>> Begin Provided entries
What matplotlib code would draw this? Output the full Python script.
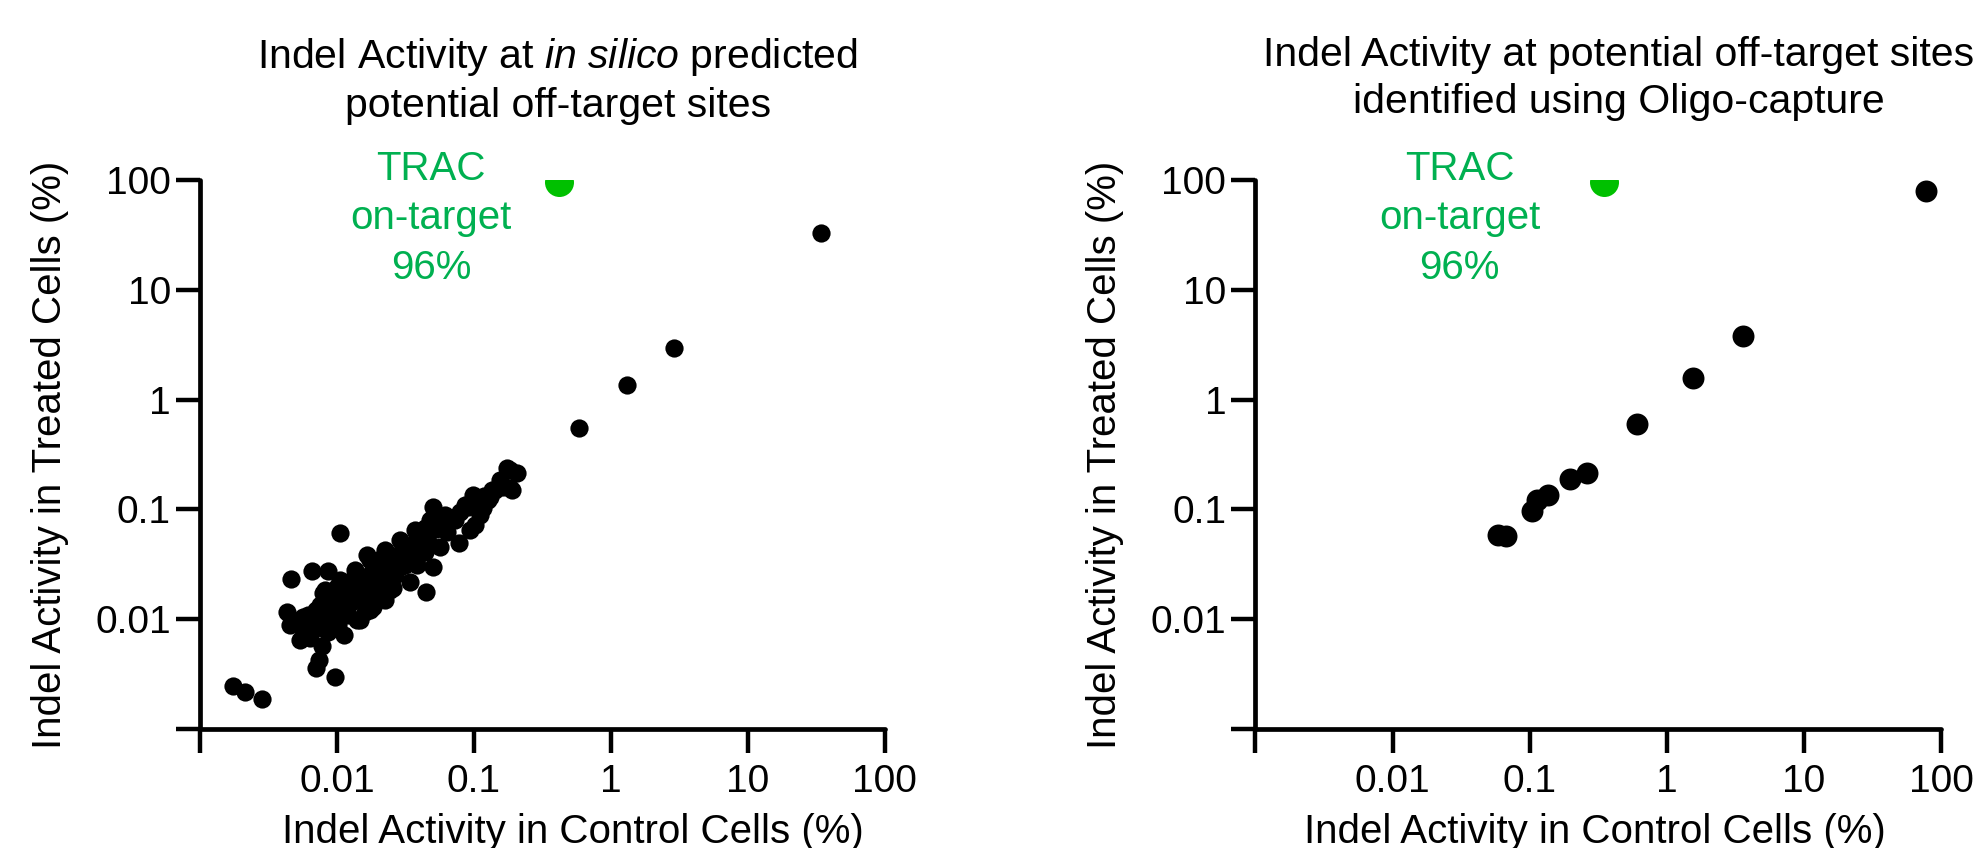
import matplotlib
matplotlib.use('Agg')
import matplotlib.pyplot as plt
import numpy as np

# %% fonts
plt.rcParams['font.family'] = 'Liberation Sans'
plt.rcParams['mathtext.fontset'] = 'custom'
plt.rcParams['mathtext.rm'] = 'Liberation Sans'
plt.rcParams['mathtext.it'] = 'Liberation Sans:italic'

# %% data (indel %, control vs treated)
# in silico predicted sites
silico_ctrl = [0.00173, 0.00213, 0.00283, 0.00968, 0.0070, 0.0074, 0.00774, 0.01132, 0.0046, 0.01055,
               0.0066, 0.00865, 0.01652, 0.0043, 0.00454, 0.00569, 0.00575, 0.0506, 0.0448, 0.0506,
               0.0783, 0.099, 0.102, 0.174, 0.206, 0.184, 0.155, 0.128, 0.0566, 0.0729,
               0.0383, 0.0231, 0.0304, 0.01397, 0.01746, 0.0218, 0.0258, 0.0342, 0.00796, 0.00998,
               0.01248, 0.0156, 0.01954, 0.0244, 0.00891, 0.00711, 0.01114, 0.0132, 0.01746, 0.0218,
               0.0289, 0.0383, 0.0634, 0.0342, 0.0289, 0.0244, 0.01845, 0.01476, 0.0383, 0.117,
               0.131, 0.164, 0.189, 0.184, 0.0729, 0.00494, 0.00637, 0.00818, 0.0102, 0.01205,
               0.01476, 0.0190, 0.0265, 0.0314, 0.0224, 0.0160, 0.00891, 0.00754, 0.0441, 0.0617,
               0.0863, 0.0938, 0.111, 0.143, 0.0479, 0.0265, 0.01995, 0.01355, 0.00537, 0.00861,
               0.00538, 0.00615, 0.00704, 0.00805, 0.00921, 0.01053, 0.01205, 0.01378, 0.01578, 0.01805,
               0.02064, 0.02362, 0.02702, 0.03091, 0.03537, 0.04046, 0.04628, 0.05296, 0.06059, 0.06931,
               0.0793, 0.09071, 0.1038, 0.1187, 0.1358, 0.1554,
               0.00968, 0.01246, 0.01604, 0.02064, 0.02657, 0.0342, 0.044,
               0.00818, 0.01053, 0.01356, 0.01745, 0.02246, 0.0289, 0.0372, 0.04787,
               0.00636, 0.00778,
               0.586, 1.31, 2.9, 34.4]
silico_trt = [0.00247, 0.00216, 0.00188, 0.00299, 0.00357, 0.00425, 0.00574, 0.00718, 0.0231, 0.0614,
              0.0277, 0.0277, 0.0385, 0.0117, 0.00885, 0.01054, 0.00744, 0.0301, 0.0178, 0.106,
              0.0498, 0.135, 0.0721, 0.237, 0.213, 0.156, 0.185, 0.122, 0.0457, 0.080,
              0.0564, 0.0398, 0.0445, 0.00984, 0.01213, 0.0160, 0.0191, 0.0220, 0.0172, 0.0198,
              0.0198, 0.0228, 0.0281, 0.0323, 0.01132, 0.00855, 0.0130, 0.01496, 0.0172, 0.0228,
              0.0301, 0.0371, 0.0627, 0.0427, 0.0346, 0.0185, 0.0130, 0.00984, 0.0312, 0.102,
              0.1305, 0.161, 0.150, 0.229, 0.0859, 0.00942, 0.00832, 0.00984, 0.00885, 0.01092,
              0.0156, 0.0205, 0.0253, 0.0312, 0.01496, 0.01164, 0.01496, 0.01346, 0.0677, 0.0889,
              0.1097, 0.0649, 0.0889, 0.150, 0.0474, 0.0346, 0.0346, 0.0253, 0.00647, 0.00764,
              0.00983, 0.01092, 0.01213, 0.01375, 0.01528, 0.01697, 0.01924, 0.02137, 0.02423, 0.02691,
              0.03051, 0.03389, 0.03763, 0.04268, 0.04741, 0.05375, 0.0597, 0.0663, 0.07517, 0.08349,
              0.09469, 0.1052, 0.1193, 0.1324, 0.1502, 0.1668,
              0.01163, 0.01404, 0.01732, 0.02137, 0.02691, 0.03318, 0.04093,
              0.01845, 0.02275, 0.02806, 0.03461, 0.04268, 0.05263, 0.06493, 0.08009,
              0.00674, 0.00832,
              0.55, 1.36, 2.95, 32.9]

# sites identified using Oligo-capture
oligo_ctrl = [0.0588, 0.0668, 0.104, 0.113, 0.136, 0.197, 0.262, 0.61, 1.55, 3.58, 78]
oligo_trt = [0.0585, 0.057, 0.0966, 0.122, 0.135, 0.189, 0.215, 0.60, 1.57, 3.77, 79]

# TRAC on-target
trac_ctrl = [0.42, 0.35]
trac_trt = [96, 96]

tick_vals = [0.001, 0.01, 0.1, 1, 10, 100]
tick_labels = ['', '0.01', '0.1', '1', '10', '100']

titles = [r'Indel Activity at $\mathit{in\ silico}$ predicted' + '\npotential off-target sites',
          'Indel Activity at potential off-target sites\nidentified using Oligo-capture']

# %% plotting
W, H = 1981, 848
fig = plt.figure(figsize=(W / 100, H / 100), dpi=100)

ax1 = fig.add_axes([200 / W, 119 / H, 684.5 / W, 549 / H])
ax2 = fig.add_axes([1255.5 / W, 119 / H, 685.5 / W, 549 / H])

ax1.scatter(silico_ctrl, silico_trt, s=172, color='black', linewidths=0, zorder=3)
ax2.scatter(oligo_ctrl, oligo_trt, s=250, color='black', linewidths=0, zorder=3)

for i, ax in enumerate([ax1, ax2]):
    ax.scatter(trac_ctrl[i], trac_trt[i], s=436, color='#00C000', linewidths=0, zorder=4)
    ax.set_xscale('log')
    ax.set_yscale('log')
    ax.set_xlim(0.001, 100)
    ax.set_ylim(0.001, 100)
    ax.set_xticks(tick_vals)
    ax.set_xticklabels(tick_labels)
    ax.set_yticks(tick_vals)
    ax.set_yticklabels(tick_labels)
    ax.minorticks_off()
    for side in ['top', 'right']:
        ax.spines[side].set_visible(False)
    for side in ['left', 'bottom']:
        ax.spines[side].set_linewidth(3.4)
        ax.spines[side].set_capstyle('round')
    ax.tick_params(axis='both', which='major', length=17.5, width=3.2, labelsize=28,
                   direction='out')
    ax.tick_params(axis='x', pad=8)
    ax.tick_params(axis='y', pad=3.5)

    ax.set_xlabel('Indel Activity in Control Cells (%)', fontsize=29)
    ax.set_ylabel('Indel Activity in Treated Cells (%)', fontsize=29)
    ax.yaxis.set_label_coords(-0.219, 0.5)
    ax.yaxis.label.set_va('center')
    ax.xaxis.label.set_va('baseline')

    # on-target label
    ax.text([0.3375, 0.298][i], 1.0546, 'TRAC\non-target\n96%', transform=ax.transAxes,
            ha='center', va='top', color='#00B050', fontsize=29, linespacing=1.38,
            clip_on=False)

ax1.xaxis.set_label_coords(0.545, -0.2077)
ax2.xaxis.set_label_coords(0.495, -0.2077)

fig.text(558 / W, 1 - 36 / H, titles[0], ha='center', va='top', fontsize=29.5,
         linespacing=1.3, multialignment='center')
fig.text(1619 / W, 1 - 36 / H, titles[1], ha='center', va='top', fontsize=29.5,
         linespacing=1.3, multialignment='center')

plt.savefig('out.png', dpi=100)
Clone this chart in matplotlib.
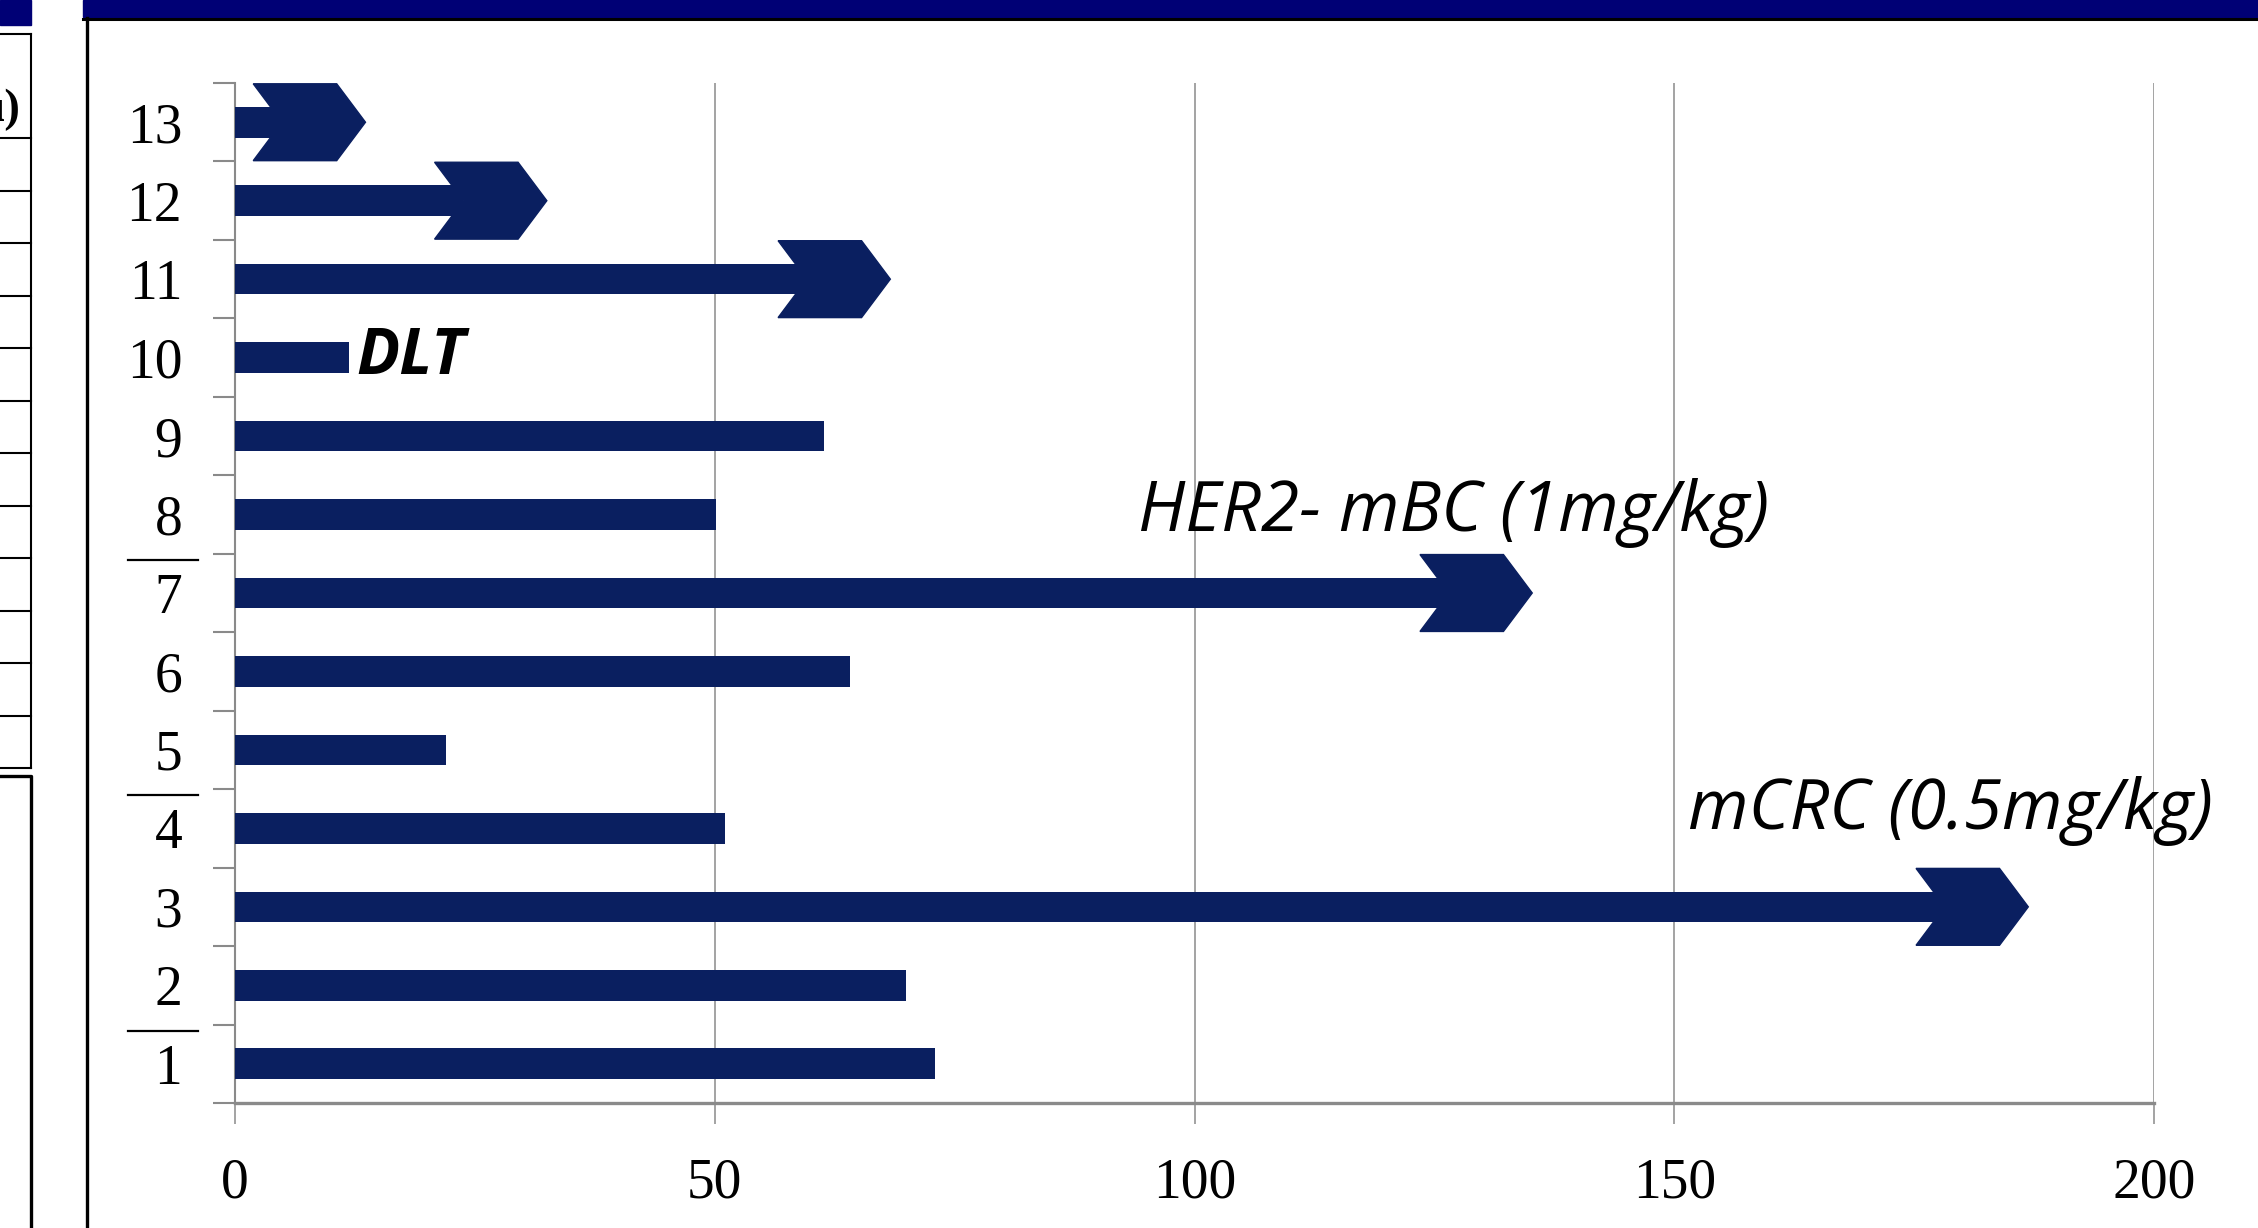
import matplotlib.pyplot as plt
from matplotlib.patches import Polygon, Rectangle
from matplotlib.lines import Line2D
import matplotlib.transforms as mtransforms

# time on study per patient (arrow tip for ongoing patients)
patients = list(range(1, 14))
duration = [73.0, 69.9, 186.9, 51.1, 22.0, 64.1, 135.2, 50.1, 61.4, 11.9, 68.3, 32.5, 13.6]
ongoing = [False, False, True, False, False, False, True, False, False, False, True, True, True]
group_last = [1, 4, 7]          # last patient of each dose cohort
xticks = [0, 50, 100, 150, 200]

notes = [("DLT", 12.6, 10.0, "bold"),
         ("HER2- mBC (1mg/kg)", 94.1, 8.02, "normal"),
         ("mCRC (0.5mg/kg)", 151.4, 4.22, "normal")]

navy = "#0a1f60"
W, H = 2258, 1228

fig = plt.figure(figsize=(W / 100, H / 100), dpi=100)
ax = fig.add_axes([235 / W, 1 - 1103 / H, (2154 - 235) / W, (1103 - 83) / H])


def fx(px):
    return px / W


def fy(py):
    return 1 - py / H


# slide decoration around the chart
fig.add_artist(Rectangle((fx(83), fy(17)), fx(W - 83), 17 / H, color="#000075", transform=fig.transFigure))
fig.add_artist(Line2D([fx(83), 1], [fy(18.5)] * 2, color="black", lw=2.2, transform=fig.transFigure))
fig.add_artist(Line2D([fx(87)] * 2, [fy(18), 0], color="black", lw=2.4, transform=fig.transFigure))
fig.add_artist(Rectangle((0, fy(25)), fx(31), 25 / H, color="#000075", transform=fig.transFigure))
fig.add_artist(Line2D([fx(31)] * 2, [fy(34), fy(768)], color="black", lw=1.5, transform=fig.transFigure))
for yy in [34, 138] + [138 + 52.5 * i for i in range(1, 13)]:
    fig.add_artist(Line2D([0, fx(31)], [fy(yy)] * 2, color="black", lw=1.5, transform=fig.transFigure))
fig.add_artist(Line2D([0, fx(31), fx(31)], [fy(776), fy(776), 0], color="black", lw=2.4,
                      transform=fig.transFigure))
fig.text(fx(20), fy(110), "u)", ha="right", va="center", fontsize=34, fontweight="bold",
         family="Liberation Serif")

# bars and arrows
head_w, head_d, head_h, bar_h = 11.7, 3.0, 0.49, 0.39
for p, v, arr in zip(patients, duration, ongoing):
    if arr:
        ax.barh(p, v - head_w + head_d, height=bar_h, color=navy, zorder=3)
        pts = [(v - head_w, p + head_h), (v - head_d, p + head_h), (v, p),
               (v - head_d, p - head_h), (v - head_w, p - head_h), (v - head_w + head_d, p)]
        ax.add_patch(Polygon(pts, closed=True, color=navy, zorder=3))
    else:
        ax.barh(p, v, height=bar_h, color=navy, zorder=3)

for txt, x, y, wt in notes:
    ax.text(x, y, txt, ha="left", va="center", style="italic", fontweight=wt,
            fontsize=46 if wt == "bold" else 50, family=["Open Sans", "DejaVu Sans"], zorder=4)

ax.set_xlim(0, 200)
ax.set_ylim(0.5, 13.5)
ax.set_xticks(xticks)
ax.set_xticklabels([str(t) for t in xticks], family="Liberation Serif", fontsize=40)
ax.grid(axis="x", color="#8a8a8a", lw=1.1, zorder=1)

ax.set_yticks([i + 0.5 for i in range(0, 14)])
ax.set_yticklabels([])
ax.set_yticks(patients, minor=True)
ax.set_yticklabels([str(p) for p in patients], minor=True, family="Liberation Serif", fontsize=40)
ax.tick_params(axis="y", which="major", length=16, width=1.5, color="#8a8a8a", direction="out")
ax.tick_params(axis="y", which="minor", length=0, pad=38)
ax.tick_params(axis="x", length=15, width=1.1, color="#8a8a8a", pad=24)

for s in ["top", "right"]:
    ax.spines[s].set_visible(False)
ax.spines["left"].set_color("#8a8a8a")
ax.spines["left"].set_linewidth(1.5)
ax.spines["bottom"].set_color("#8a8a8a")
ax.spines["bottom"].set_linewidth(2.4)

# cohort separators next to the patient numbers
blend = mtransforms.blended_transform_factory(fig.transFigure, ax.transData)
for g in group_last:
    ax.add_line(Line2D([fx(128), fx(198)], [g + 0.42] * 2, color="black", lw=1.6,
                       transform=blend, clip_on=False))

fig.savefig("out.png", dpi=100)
>> End Provided entries
Nothing but the lines from the start of the records above through the line with "plt.rcParams['mathtext.it'] = 'Liberation" should be retyped, each exactly as written; leave out all pictures.

What matplotlib code would draw this? Output the full Python script.
import matplotlib
matplotlib.use('Agg')
import matplotlib.pyplot as plt
import numpy as np

# %% fonts
plt.rcParams['font.family'] = 'Liberation Sans'
plt.rcParams['mathtext.fontset'] = 'custom'
plt.rcParams['mathtext.rm'] = 'Liberation Sans'
plt.rcParams['mathtext.it'] = 'Liberation Sans:italic'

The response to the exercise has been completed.